Data extract ▸
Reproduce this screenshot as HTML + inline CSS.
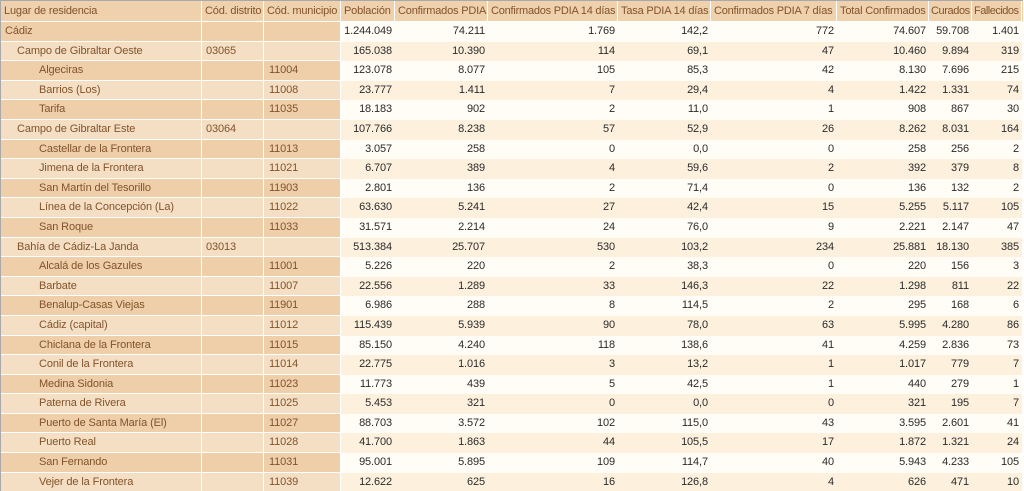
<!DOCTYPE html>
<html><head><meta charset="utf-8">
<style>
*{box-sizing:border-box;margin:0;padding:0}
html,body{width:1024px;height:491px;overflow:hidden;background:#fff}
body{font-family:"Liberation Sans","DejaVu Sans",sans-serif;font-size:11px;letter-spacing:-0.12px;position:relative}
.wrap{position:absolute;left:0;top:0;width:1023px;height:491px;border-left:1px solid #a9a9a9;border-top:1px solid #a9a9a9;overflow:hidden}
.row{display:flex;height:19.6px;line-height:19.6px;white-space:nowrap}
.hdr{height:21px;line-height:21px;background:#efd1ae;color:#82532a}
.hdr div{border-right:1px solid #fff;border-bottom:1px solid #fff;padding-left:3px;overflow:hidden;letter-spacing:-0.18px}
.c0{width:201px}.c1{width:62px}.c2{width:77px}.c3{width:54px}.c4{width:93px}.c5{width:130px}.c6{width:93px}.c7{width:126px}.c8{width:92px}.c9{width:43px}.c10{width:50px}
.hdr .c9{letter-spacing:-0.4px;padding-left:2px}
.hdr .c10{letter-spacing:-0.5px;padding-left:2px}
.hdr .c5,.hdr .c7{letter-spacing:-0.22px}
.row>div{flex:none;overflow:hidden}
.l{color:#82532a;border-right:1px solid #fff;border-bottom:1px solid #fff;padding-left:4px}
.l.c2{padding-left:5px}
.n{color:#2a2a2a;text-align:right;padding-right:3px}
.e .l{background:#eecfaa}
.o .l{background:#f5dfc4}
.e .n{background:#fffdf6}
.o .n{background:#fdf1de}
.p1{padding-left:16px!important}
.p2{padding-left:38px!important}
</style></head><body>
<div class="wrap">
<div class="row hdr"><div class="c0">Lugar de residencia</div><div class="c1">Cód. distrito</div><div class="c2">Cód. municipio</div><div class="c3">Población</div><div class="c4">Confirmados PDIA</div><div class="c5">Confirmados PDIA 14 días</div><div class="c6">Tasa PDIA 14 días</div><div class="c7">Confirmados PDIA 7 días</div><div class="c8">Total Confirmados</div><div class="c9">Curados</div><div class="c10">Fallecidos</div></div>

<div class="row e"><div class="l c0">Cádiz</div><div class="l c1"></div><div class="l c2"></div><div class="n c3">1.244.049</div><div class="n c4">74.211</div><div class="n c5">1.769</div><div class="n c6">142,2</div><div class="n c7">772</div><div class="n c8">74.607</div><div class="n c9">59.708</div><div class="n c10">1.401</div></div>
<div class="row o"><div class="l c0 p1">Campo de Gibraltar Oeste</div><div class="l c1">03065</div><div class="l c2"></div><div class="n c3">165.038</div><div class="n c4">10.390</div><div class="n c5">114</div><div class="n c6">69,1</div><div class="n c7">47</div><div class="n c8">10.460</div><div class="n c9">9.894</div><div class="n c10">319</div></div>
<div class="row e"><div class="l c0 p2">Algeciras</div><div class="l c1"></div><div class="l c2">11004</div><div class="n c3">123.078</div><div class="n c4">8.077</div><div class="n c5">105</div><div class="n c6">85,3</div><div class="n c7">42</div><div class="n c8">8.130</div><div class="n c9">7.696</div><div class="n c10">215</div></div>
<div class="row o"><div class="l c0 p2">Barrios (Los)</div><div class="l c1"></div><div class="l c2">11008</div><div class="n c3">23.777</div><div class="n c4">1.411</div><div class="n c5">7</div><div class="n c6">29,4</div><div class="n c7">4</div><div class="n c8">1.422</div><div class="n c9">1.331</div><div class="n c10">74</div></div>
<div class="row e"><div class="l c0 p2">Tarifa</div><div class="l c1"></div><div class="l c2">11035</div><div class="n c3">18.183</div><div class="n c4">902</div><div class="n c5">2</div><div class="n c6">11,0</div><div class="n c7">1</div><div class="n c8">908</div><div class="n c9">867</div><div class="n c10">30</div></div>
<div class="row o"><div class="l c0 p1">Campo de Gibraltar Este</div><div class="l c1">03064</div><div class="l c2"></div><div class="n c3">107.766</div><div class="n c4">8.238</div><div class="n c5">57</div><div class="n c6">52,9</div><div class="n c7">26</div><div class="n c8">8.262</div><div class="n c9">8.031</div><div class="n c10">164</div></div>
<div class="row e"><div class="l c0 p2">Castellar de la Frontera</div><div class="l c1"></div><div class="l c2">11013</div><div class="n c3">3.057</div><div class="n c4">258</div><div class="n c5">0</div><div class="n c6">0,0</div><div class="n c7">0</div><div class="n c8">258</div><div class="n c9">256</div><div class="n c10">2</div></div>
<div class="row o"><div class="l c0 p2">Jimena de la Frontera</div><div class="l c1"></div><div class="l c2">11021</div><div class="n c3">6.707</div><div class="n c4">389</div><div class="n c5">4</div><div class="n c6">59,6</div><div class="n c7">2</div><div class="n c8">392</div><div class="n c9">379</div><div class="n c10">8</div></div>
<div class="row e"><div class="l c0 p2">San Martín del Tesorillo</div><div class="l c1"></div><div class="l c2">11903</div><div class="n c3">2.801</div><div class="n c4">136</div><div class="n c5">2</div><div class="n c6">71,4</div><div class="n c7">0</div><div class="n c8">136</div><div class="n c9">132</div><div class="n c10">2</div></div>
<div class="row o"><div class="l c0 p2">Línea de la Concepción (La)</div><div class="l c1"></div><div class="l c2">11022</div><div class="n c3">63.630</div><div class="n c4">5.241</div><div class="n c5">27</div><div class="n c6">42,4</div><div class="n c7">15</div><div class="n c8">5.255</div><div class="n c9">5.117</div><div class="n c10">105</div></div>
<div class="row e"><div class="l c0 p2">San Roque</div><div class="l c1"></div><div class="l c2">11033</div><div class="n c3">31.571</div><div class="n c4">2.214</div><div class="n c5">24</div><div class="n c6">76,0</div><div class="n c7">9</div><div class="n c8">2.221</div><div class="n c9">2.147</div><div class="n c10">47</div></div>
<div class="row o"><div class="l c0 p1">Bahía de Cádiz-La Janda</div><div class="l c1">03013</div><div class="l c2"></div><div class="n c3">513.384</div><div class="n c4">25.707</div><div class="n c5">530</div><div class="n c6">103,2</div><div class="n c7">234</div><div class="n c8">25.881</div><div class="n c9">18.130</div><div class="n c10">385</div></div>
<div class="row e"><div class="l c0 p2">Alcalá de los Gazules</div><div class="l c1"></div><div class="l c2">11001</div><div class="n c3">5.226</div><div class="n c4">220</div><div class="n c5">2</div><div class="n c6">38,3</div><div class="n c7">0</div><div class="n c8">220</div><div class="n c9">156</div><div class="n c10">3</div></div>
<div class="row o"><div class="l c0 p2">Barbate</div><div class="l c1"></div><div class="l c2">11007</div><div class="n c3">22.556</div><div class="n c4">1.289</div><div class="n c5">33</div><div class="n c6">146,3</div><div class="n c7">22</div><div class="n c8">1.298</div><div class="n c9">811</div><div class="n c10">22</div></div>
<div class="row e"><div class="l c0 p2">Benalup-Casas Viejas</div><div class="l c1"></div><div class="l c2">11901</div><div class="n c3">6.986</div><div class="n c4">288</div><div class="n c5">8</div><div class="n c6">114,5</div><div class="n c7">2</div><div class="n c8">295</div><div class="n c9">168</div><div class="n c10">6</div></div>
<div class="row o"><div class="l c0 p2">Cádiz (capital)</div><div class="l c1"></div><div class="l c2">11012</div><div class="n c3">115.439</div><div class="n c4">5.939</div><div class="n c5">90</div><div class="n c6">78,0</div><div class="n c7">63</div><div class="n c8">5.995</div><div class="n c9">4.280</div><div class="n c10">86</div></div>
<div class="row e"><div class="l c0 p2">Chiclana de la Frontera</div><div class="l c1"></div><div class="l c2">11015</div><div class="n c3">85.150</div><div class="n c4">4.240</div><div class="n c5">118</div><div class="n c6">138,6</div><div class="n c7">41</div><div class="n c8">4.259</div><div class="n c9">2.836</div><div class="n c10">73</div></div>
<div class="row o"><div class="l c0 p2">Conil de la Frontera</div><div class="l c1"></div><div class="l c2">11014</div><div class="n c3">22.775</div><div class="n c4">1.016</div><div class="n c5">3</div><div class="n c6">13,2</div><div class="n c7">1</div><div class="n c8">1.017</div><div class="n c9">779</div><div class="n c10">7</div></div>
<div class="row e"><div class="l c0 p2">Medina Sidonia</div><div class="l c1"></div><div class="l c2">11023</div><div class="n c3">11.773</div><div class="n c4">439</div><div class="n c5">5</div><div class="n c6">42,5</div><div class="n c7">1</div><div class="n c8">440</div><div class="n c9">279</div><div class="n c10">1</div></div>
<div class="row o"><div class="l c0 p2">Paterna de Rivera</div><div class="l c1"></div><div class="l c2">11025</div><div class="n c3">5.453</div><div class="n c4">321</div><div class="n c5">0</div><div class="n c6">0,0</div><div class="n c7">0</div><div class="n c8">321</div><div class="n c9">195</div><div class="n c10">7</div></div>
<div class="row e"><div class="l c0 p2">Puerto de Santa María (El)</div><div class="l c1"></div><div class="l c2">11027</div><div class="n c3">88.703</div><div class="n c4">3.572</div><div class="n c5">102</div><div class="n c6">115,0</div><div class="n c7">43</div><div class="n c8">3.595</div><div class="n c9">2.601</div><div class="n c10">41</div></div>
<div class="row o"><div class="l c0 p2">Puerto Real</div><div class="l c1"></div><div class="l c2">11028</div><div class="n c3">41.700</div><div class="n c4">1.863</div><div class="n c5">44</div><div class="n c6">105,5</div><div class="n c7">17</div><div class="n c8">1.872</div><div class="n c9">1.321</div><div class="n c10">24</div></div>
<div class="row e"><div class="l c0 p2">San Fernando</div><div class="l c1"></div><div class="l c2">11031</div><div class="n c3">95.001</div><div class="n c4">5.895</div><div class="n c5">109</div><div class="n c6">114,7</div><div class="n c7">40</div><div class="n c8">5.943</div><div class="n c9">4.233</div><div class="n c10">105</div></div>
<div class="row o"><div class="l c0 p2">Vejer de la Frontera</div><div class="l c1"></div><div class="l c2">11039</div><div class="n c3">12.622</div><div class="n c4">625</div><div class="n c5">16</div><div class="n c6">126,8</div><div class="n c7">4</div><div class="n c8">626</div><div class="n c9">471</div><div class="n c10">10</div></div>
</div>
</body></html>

Requirements ▸ Output exactly the span of lines from the top of the listing through the line holding "PDIA 7 días</div><div", and leave every picture out.

Answer ▸
Reproduce this screenshot as HTML + inline CSS.
<!DOCTYPE html>
<html><head><meta charset="utf-8">
<style>
*{box-sizing:border-box;margin:0;padding:0}
html,body{width:1024px;height:491px;overflow:hidden;background:#fff}
body{font-family:"Liberation Sans","DejaVu Sans",sans-serif;font-size:11px;letter-spacing:-0.12px;position:relative}
.wrap{position:absolute;left:0;top:0;width:1023px;height:491px;border-left:1px solid #a9a9a9;border-top:1px solid #a9a9a9;overflow:hidden}
.row{display:flex;height:19.6px;line-height:19.6px;white-space:nowrap}
.hdr{height:21px;line-height:21px;background:#efd1ae;color:#82532a}
.hdr div{border-right:1px solid #fff;border-bottom:1px solid #fff;padding-left:3px;overflow:hidden;letter-spacing:-0.18px}
.c0{width:201px}.c1{width:62px}.c2{width:77px}.c3{width:54px}.c4{width:93px}.c5{width:130px}.c6{width:93px}.c7{width:126px}.c8{width:92px}.c9{width:43px}.c10{width:50px}
.hdr .c9{letter-spacing:-0.4px;padding-left:2px}
.hdr .c10{letter-spacing:-0.5px;padding-left:2px}
.hdr .c5,.hdr .c7{letter-spacing:-0.22px}
.row>div{flex:none;overflow:hidden}
.l{color:#82532a;border-right:1px solid #fff;border-bottom:1px solid #fff;padding-left:4px}
.l.c2{padding-left:5px}
.n{color:#2a2a2a;text-align:right;padding-right:3px}
.e .l{background:#eecfaa}
.o .l{background:#f5dfc4}
.e .n{background:#fffdf6}
.o .n{background:#fdf1de}
.p1{padding-left:16px!important}
.p2{padding-left:38px!important}
</style></head><body>
<div class="wrap">
<div class="row hdr"><div class="c0">Lugar de residencia</div><div class="c1">Cód. distrito</div><div class="c2">Cód. municipio</div><div class="c3">Población</div><div class="c4">Confirmados PDIA</div><div class="c5">Confirmados PDIA 14 días</div><div class="c6">Tasa PDIA 14 días</div><div class="c7">Confirmados PDIA 7 días</div><div class="c8">Total Confirmados</div><div class="c9">Curados</div><div class="c10">Fallecidos</div></div>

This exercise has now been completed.